Há uns anos, nove para ser mais rigoroso, tive um incidente na via pública de que resultou ficar com uma mão partida.

Vítima inocente, e depois de falar com a polícia que compareceu em força, em várias viaturas e de armas aperradas, lá fui tratar da minha pobre mão, inchada e dolorosa, nos hospitais.

Sendo que não adianta chorar sobre leite derramado, tentei tirar partido do episódio e do que se lhe seguiu, com alguns relatos e fotografias, as possíveis para quem tem a mão esquerda engessada. Ou recorrendo ao arquivo, como foi o caso desta.

 

“Foi mais ou menos a meio da semana passada. E ela foi tão recheada de peripécias tão inverosímeis, que começa a ser difícil fazer uma cronologia exacta.

Em qualquer dos casos, estava eu numa sala de espera enorme de um serviço de consultas externas hospitalares. Esperava eu ser atendido e tratar da minha vida de doente e paciente. Serviu para mitigarmos reciprocamente a impaciência o ter encontrado uma amiga, que ali também esperava vez, já em tratamento continuado.
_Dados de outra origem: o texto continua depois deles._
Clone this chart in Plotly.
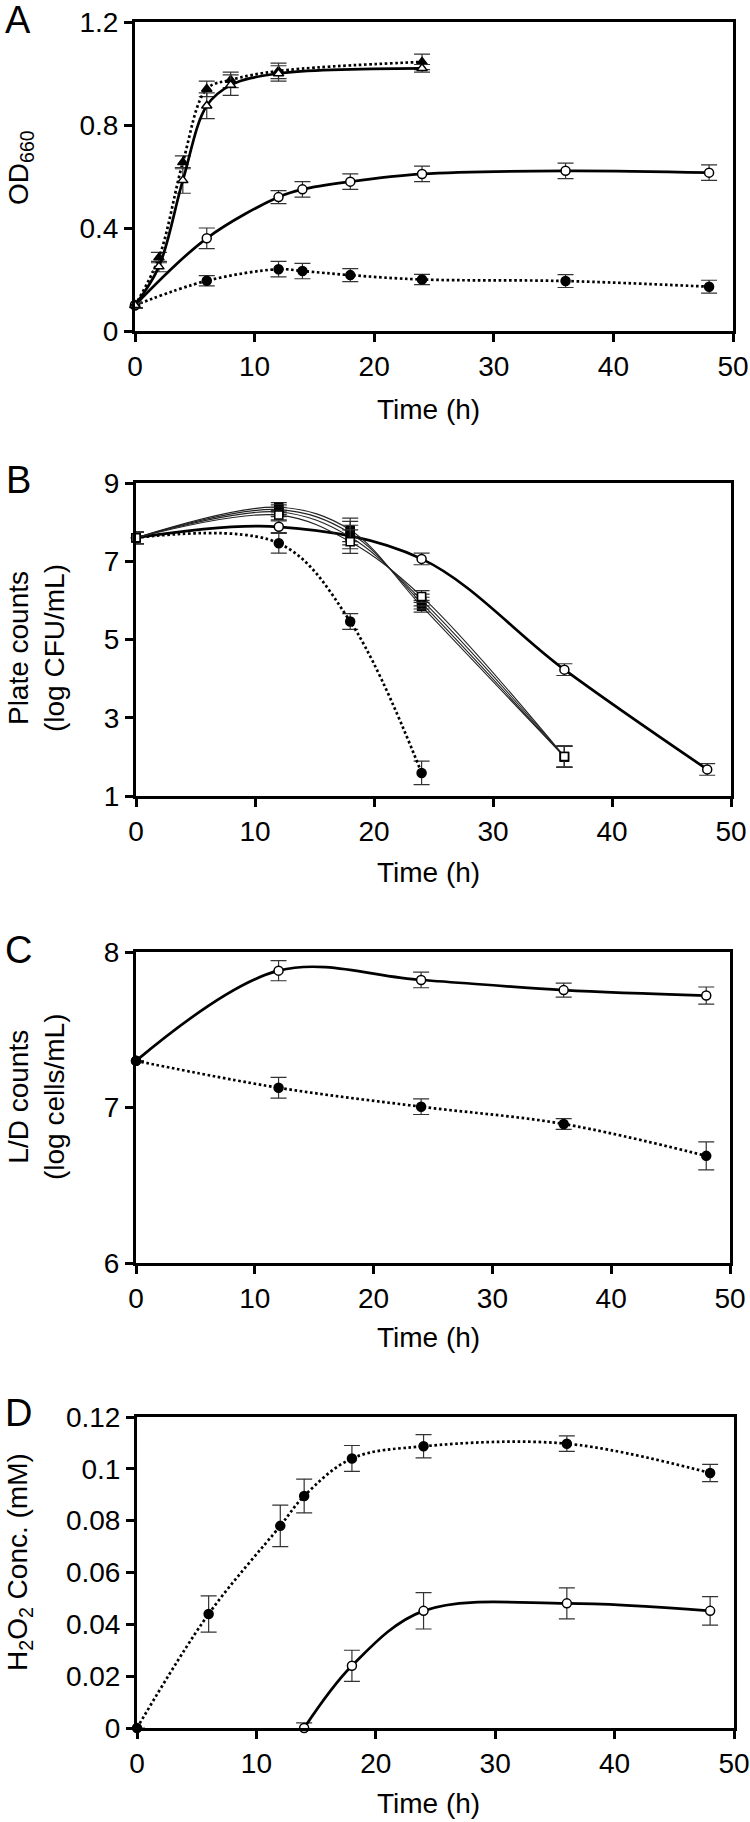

Quando o painel brilhou o meu número avancei, confiante. Asneira!

Era a minha vez, sim senhor, mas faltava-me um papel que deveria ter sido emitido por quem ali me havia enviado.

“Mas repare!”dizia eu. “Tem aí o exame radiológico, em formato de CD, onde constam todos os elementos, desde a referência ao número do episódio clínico ao meu estado de saúde. Se ligarem – telefone ou net – para o outro hospital, lhe darão as informações de que carecem.”

A senhora levantou-se, contrafeita, e foi lá dentro, falar não sei com quem. Regressou irredutível:

“Falta-lhe esse papel. Nada feito. Tem que lá voltar.”

Eu sei que estas pessoas, por muito simpáticas e afáveis que sejam – e aquela estava a sê-lo – mais não fazem que cumprir ordens.

“Chame lá o seu chefe que falo eu com ele.”

Veio uma chefa, ainda mais simpática e sorridente que a subordinada (por isso é que é chefa) mas tão ou mais determinada a cumprir determinações quiçá superiores.

Nada satisfeito com a expectativa de ter que percorrer cerca de 20km em três transportes públicos diferentes, para cada lado, só por causa de um papel e da “teimosia” daquelas duas, não resisti e proferi:

“Vou dizer uma palavra feia!”

Criei uma pausa teatral, dando tempo a que quem me ouviu – e foram vários – que arremelgassem os olhos e sustivessem a respiração, e disse bem alto:

“Penico!”

Se, naquele momento, ali se tivessem aberto uns quinze a vinte balões, não teriam feito mais barulho no seu expirar!

Insisti no absurdo da situação, na estúpida perda de tempo e dinheiro nesse meu ir e voltar, mas nada consegui. E acrescentei:

“Vou dizer outra palavra feia! Autoclismo!”

Os sorrisos foram mais francos e aliviados, mas inconsequentes no sentido que eu queria.

Antes de abalar, paciente impaciente e inconformado, para onde me tinham mandado, estive vai-não-vai para lhes atirar com o supra-sumo desta minha lista de impropérios, contendo todos os “Rs” que o calão escatologico de salão permite:

“Retrete!”

Guardei-o!

A imbecilidade Kafkaniana das regras dos Serviço Nacional de Saúde não merece que eu perca o meu bom-humor.

Se outros motivos não existissem, seria mais trabalho meu que deles, que é difícil tirar o sono a quem apenas cumpre ordens e dedilha um teclado.”

 

Confesso que hoje, noutras circunstâncias e apesar de não haver gesso envolvido nem zelosos cumpridores de normas e burocracias, me apetece enxugar as lágrimas e dar bom uso ao vernáculo.

Não adianta coisa nenhuma, excepto o aliviar da alma. E isso é importante que aconteça.